▶ **Information supplied**:
⟨

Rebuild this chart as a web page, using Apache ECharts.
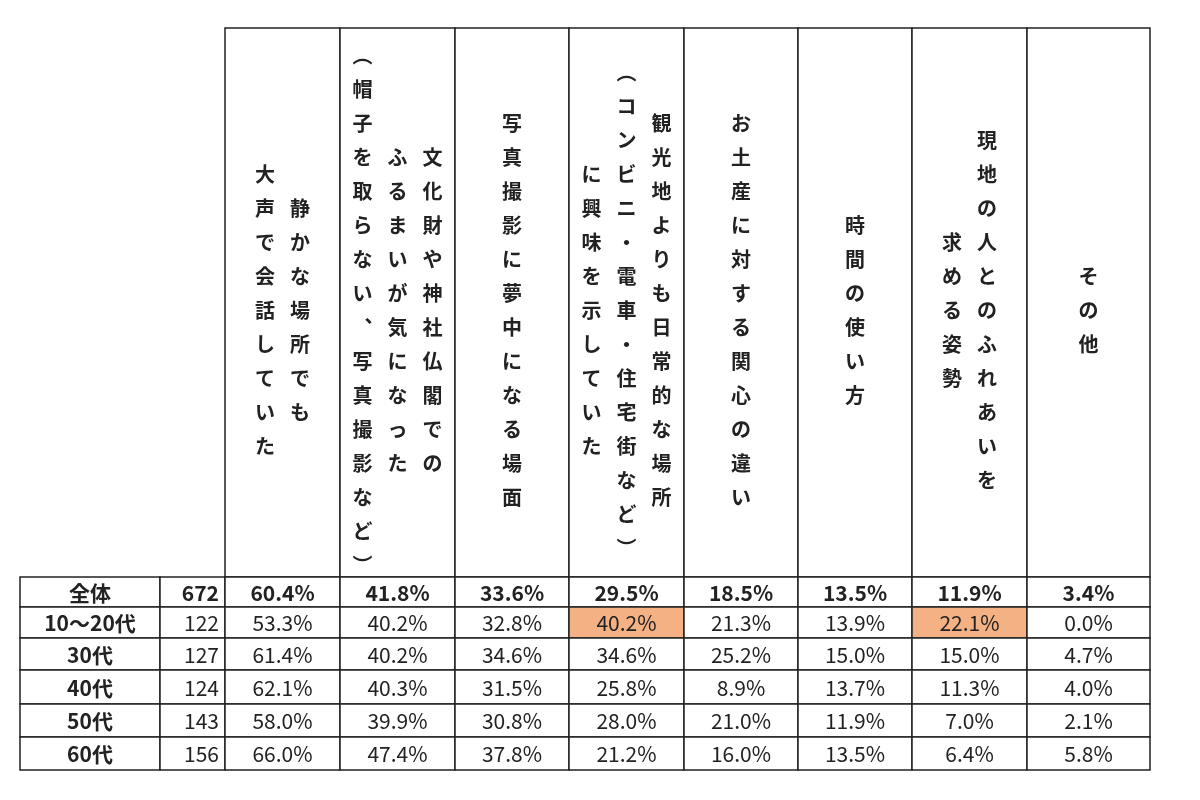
<!DOCTYPE html>
<html>
<head>
<meta charset="utf-8">
<script src="https://cdn.jsdelivr.net/npm/echarts@6/dist/echarts.min.js"></script>
<style>
  html, body { margin: 0; padding: 0; background: #fff; }
  #main { width: 1200px; height: 800px; }
</style>
</head>
<body>
<div id="main"></div>
<script>
// データ
const headers = [
  ['静かな場所でも', '大声で会話していた'],
  ['文化財や神社仏閣での', 'ふるまいが気になった', '︵帽子を取らない︑写真撮影など︶'],
  ['写真撮影に夢中になる場面'],
  ['観光地よりも日常的な場所', '︵コンビニ・電車・住宅街など︶', 'に興味を示していた'],
  ['お土産に対する関心の違い'],
  ['時間の使い方'],
  ['現地の人とのふれあいを', '求める姿勢'],
  ['その他']
];
const groups = ['全体', '10～20代', '30代', '40代', '50代', '60代'];
const counts = [672, 122, 127, 124, 143, 156];
const values = [
  [60.4, 41.8, 33.6, 29.5, 18.5, 13.5, 11.9, 3.4],
  [53.3, 40.2, 32.8, 40.2, 21.3, 13.9, 22.1, 0.0],
  [61.4, 40.2, 34.6, 34.6, 25.2, 15.0, 15.0, 4.7],
  [62.1, 40.3, 31.5, 25.8, 8.9, 13.7, 11.3, 4.0],
  [58.0, 39.9, 30.8, 28.0, 21.0, 11.9, 7.0, 2.1],
  [66.0, 47.4, 37.8, 21.2, 16.0, 13.5, 6.4, 5.8]
];
// 強調セル [行, 列]
const highlights = [[1, 3], [1, 6]];

// レイアウト（軸単位）
const xEdges = [0, 140, 205, 320, 435, 549, 664, 778, 892, 1007, 1130];
const yEdges = [0, 549, 579, 610, 642, 676, 709, 742];
const FONT = '"Noto Sans CJK JP", sans-serif';

const cells = [];
for (let c = 2; c < 10; c++) cells.push([c, 0]);
for (let r = 0; r < groups.length; r++)
  for (let c = 0; c < 10; c++) cells.push([c, r + 1]);

function cellText(c, r) {
  if (c === 0) return groups[r];
  if (c === 1) return String(counts[r]);
  return values[r][c - 2].toFixed(1) + '%';
}

function renderItem(params, api) {
  const c = api.value(0), r = api.value(1);
  const p0 = api.coord([xEdges[c], yEdges[r]]);
  const p1 = api.coord([xEdges[c + 1], yEdges[r + 1]]);
  const x = p0[0], y = p0[1], w = p1[0] - p0[0], h = p1[1] - p0[1];
  const cx = x + w / 2, cy = y + h / 2;
  const children = [];
  if (r === 0) {
    children.push({ type: 'rect', shape: { x, y, width: w, height: h },
      style: { fill: '#fff', stroke: '#222', lineWidth: 1.5 } });
    const lines = headers[c - 2];
    const n = lines.length;
    lines.forEach((ln, i) => {
      children.push({ type: 'text', x: cx + ((n - 1) / 2 - i) * 35, y: cy + 8,
        style: { text: ln.split('').join('\n'), font: 'bold 20px ' + FONT,
          lineHeight: 34, fill: '#222', align: 'center', verticalAlign: 'middle' } });
    });
  } else {
    const row = r - 1;
    const hl = highlights.some(h2 => h2[0] === row && h2[1] === c - 2);
    children.push({ type: 'rect', shape: { x, y, width: w, height: h },
      style: { fill: hl ? '#f4b183' : '#fff', stroke: '#222', lineWidth: 1.5 } });
    const bold = row === 0 || c === 0;
    children.push({ type: 'text', x: c === 1 ? x + w - 6 : cx, y: cy + 1,
      style: { text: cellText(c, row), font: (bold ? 'bold ' : '') + '21px ' + FONT,
        fill: '#222', align: c === 1 ? 'right' : 'center', verticalAlign: 'middle' } });
  }
  return { type: 'group', children };
}

const chart = echarts.init(document.getElementById('main'));
chart.setOption({
  animation: false,
  grid: { left: 20, top: 28, width: 1130, height: 742 },
  xAxis: { type: 'value', min: 0, max: 1130, show: false },
  yAxis: { type: 'value', min: 0, max: 742, inverse: true, show: false },
  series: [{ type: 'custom', renderItem, data: cells, encode: { x: 0, y: 1 } }]
});
</script>
</body>
</html>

⟩

▶ **What needs to be done**: Write out the material above once more, exactly as it reads, with no pictures.

▶ **Output**:
Rebuild this chart as a web page, using Apache ECharts.
<!DOCTYPE html>
<html>
<head>
<meta charset="utf-8">
<script src="https://cdn.jsdelivr.net/npm/echarts@6/dist/echarts.min.js"></script>
<style>
  html, body { margin: 0; padding: 0; background: #fff; }
  #main { width: 1200px; height: 800px; }
</style>
</head>
<body>
<div id="main"></div>
<script>
// データ
const headers = [
  ['静かな場所でも', '大声で会話していた'],
  ['文化財や神社仏閣での', 'ふるまいが気になった', '︵帽子を取らない︑写真撮影など︶'],
  ['写真撮影に夢中になる場面'],
  ['観光地よりも日常的な場所', '︵コンビニ・電車・住宅街など︶', 'に興味を示していた'],
  ['お土産に対する関心の違い'],
  ['時間の使い方'],
  ['現地の人とのふれあいを', '求める姿勢'],
  ['その他']
];
const groups = ['全体', '10～20代', '30代', '40代', '50代', '60代'];
const counts = [672, 122, 127, 124, 143, 156];
const values = [
  [60.4, 41.8, 33.6, 29.5, 18.5, 13.5, 11.9, 3.4],
  [53.3, 40.2, 32.8, 40.2, 21.3, 13.9, 22.1, 0.0],
  [61.4, 40.2, 34.6, 34.6, 25.2, 15.0, 15.0, 4.7],
  [62.1, 40.3, 31.5, 25.8, 8.9, 13.7, 11.3, 4.0],
  [58.0, 39.9, 30.8, 28.0, 21.0, 11.9, 7.0, 2.1],
  [66.0, 47.4, 37.8, 21.2, 16.0, 13.5, 6.4, 5.8]
];
// 強調セル [行, 列]
const highlights = [[1, 3], [1, 6]];

// レイアウト（軸単位）
const xEdges = [0, 140, 205, 320, 435, 549, 664, 778, 892, 1007, 1130];
const yEdges = [0, 549, 579, 610, 642, 676, 709, 742];
const FONT = '"Noto Sans CJK JP", sans-serif';

const cells = [];
for (let c = 2; c < 10; c++) cells.push([c, 0]);
for (let r = 0; r < groups.length; r++)
  for (let c = 0; c < 10; c++) cells.push([c, r + 1]);

function cellText(c, r) {
  if (c === 0) return groups[r];
  if (c === 1) return String(counts[r]);
  return values[r][c - 2].toFixed(1) + '%';
}

function renderItem(params, api) {
  const c = api.value(0), r = api.value(1);
  const p0 = api.coord([xEdges[c], yEdges[r]]);
  const p1 = api.coord([xEdges[c + 1], yEdges[r + 1]]);
  const x = p0[0], y = p0[1], w = p1[0] - p0[0], h = p1[1] - p0[1];
  const cx = x + w / 2, cy = y + h / 2;
  const children = [];
  if (r === 0) {
    children.push({ type: 'rect', shape: { x, y, width: w, height: h },
      style: { fill: '#fff', stroke: '#222', lineWidth: 1.5 } });
    const lines = headers[c - 2];
    const n = lines.length;
    lines.forEach((ln, i) => {
      children.push({ type: 'text', x: cx + ((n - 1) / 2 - i) * 35, y: cy + 8,
        style: { text: ln.split('').join('\n'), font: 'bold 20px ' + FONT,
          lineHeight: 34, fill: '#222', align: 'center', verticalAlign: 'middle' } });
    });
  } else {
    const row = r - 1;
    const hl = highlights.some(h2 => h2[0] === row && h2[1] === c - 2);
    children.push({ type: 'rect', shape: { x, y, width: w, height: h },
      style: { fill: hl ? '#f4b183' : '#fff', stroke: '#222', lineWidth: 1.5 } });
    const bold = row === 0 || c === 0;
    children.push({ type: 'text', x: c === 1 ? x + w - 6 : cx, y: cy + 1,
      style: { text: cellText(c, row), font: (bold ? 'bold ' : '') + '21px ' + FONT,
        fill: '#222', align: c === 1 ? 'right' : 'center', verticalAlign: 'middle' } });
  }
  return { type: 'group', children };
}

const chart = echarts.init(document.getElementById('main'));
chart.setOption({
  animation: false,
  grid: { left: 20, top: 28, width: 1130, height: 742 },
  xAxis: { type: 'value', min: 0, max: 1130, show: false },
  yAxis: { type: 'value', min: 0, max: 742, inverse: true, show: false },
  series: [{ type: 'custom', renderItem, data: cells, encode: { x: 0, y: 1 } }]
});
</script>
</body>
</html>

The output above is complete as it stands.